Flipkart's Financials

Flipkart does not disclose the details of its financials. According to Economic Times, revenues shot up 50.3% INR 15,403 crore ($2.3 billion) in fiscal 2016 while losses jumped 75% to INR 5,223 crore ($780 million). Amazon India on the other hand posted revenue of INR 2,275 crore ($341 million) and losses of INR 3,571 crore ($530 million) in fiscal 2016.

Flipkart has raised $3.15 billion in funding so far from investors including Tiger Global Management, DST Global, Qatar Investment Authority, T. Rowe Price, Steadview Capital, Greenoaks Capital Management, Baillie Gifford, Sofina, Singapore GIC, Morgan Stanley, Accel Partners, Naspers, Iconiq Capital, Dragoneer Investment Group, and Vulcan Capital.
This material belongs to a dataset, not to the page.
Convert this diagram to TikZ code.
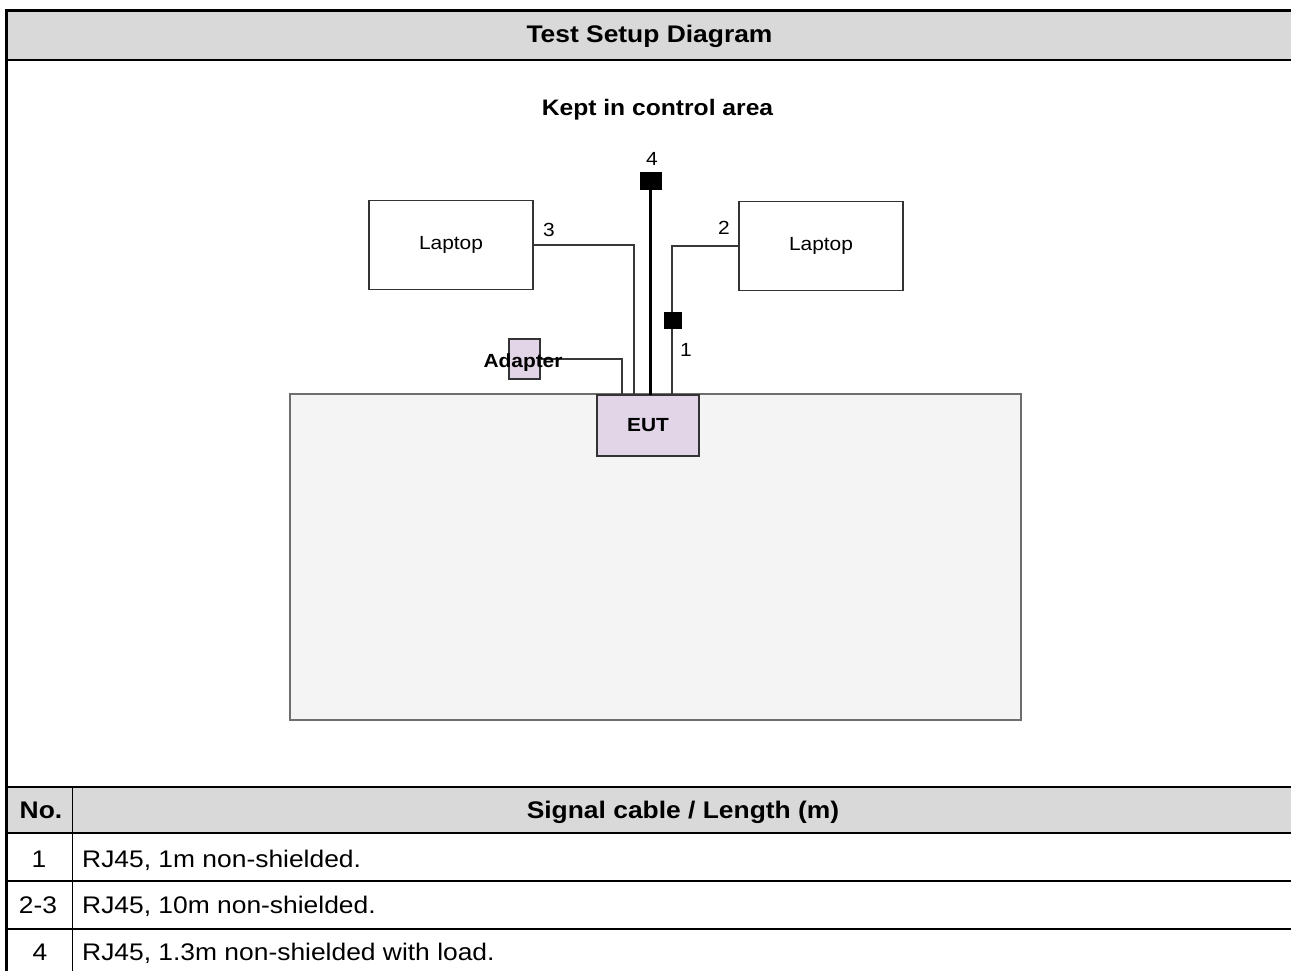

Their last round of funding was held in May 2015 when they raised $550 million at a valuation of $15.5 billion, increasing significantly over the $1.6 billion that they were valued at back in 2013.

However, Flipkart is now finding it hard to raise funds at such high valuations. Its talks with Wal-Mart have failed as they were unable to settle on a price.
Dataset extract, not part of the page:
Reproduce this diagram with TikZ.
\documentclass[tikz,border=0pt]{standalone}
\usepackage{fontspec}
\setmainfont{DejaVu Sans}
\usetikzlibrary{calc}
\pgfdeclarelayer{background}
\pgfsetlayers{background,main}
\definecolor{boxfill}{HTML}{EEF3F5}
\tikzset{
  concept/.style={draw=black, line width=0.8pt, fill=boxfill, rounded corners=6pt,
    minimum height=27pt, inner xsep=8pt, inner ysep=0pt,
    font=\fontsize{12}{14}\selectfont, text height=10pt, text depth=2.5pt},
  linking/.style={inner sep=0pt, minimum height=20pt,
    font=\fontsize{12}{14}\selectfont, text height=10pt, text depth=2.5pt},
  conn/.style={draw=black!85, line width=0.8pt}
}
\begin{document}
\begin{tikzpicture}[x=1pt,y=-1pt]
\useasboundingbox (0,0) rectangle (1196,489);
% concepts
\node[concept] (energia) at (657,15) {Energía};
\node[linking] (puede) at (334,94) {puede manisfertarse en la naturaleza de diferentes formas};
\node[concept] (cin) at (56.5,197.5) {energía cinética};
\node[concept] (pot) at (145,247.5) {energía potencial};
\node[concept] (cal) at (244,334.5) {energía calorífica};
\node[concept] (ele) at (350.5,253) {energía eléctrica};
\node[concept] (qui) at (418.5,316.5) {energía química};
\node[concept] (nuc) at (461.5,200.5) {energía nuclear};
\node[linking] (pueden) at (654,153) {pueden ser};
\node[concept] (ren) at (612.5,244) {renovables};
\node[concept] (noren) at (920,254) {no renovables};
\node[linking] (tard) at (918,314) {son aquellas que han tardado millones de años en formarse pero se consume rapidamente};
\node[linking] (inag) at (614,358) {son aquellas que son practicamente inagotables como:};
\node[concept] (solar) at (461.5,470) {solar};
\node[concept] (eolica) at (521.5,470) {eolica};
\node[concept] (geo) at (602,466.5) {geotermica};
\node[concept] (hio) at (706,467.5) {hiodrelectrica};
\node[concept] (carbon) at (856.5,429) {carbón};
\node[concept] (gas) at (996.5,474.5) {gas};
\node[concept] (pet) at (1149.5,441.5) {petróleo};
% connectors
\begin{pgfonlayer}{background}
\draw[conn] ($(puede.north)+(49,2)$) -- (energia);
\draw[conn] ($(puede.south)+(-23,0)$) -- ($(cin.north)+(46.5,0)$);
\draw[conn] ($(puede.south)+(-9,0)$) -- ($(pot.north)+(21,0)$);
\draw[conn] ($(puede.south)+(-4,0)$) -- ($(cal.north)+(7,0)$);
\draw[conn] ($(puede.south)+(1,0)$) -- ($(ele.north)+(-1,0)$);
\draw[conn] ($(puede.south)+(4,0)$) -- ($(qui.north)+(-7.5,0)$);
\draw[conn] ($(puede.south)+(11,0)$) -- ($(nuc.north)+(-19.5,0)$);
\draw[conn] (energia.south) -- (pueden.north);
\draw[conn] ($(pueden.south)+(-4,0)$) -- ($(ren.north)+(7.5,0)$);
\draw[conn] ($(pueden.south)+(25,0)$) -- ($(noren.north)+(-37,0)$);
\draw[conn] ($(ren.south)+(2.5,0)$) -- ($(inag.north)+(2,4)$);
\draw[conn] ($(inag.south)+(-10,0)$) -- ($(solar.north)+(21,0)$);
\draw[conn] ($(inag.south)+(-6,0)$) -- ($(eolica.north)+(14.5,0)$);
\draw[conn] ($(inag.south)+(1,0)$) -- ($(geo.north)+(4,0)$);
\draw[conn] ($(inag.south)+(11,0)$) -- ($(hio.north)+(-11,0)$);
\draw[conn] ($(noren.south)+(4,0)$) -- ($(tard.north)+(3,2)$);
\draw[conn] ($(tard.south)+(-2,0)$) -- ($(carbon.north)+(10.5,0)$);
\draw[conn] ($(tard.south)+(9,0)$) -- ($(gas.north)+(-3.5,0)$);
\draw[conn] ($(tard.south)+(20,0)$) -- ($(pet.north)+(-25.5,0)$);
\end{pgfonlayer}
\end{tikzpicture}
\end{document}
According to a Bank of America Merrill Lynch report, Flipkart's GMV market share is expected to remain largely unchanged at 44% until 2019. However, Amazon's share is expected to grow to 37% from 28% in 2016. Beyond 2020, Amazon will likely pose a much larger market share threat to Flipkart.

Flipkart's inability to contain losses coupled with Amazon's steady growth in the Indian market have led to markdowns in its valuation. Morgan Stanley values Flipkart at $5.58 billion while Vanguard Group values it at $7.34 billion. The growth fueled by deep discounts and horrible unit economics is considered unsustainable, and it is.
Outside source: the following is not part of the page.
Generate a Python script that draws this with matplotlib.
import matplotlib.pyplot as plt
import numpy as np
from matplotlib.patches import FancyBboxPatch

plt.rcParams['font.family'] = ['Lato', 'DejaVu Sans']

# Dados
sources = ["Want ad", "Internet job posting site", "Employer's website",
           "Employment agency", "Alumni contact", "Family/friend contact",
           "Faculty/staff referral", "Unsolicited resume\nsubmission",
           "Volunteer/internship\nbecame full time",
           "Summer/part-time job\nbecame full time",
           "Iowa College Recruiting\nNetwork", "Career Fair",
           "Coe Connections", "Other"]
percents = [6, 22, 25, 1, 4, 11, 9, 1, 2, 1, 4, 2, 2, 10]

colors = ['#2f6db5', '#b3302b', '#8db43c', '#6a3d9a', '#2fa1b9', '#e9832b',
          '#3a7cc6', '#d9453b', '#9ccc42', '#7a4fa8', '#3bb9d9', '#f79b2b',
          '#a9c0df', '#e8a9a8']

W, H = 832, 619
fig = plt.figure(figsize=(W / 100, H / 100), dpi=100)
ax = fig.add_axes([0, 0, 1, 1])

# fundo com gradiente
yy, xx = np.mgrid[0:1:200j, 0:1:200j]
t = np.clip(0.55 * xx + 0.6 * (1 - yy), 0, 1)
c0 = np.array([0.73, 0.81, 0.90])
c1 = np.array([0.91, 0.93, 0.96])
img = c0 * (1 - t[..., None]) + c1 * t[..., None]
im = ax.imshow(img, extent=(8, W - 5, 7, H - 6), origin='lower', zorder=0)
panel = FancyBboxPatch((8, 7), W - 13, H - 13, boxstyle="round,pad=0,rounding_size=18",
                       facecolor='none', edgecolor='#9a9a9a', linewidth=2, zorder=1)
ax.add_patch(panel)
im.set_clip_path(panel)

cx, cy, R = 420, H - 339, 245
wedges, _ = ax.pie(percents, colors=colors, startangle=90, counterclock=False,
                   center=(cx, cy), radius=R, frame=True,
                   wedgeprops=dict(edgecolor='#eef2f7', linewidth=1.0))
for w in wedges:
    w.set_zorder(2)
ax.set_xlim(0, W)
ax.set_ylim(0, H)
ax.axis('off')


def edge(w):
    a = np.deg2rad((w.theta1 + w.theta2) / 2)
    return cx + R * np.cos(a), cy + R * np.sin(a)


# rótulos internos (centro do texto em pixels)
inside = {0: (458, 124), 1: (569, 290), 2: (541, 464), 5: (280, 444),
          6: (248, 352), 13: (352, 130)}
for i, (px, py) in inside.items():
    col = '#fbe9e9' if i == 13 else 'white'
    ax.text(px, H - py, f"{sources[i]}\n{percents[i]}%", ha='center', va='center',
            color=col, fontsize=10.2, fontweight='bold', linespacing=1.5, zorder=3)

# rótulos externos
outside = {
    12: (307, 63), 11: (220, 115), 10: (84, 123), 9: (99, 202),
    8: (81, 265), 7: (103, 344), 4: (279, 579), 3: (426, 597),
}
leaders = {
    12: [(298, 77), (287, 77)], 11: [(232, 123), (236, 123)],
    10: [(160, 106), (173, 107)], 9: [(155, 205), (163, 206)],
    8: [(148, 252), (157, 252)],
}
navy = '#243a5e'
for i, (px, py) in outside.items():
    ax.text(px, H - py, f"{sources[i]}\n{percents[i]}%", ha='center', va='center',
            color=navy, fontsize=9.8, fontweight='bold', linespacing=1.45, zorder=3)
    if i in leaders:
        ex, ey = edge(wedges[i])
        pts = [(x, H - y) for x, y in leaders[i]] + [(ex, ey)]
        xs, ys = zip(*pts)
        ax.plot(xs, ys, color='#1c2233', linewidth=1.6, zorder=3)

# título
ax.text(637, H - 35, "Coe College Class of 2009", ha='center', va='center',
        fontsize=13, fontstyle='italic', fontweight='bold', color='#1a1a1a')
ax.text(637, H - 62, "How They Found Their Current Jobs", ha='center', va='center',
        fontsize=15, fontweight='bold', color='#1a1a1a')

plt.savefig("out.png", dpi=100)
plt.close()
These markdowns have triggered the appointment of former Tiger Global Management executive Kalyan Krishnamurthy as its CEO, a year after Binny Bansal replaced Sachin Bansal as the CEO. Tiger Global and other investors, obviously, want a tighter rein on its operation and losses. The plan is to trim its monthly burn rate to about $20 million from about $45 million about six months ago. But the management churn continues as three senior executives including its head of logistics and chief marketing officer have quit the company.

Flipkart expects its fashion business to turn profitable by the middle of fiscal 2017. Flipkart is also focusing on private labels, which offer higher margins of about 60% to 65% compared to 35% to 45% on regular brands. However, Amazon also is focusing on this high-margin segment and has hired a former Myntra executive as part of these efforts.

If things go as per plan, Flipkart will want to go public in 18-24 months or go for a sale. Amazon was reportedly interested in buying Flipkart in the past for $8 billion, but its investors and founders wanted about $12 billion. Flipkart needs to clean up its act fast and also set some realistic expectations. Nonetheless, the Amazon ship has sailed. They will need to find another buyer, and if they start losing market share to Amazon, the valuation will come down further.

Flipkart, whatever happens in the future, remains one of the flagship efforts by Indian entrepreneurs to build an ambitious company in the Silicon Valley model in India. It has demonstrated good execution, and most importantly, has trained a whole generation of employees who will, likely, go on to become entrepreneurs in the future. Some have already started down this path. In the history of any ecosystem, not all high-impact players end up becoming market leaders. In Silicon Valley, at the very beginning of the Internet, Netscape was the highest impact company. Yet, for all its momentous contribution to the evolution of the Internet, the company got quashed by Microsoft's (NASDAQ:MSFT) Internet Explorer and other Middleware products from other major players.

Even if Flipkart gets overpowered by Amazon, we need to acknowledge Sachin and Binny Bansal as pioneers who dared. And that is worth a great, great deal.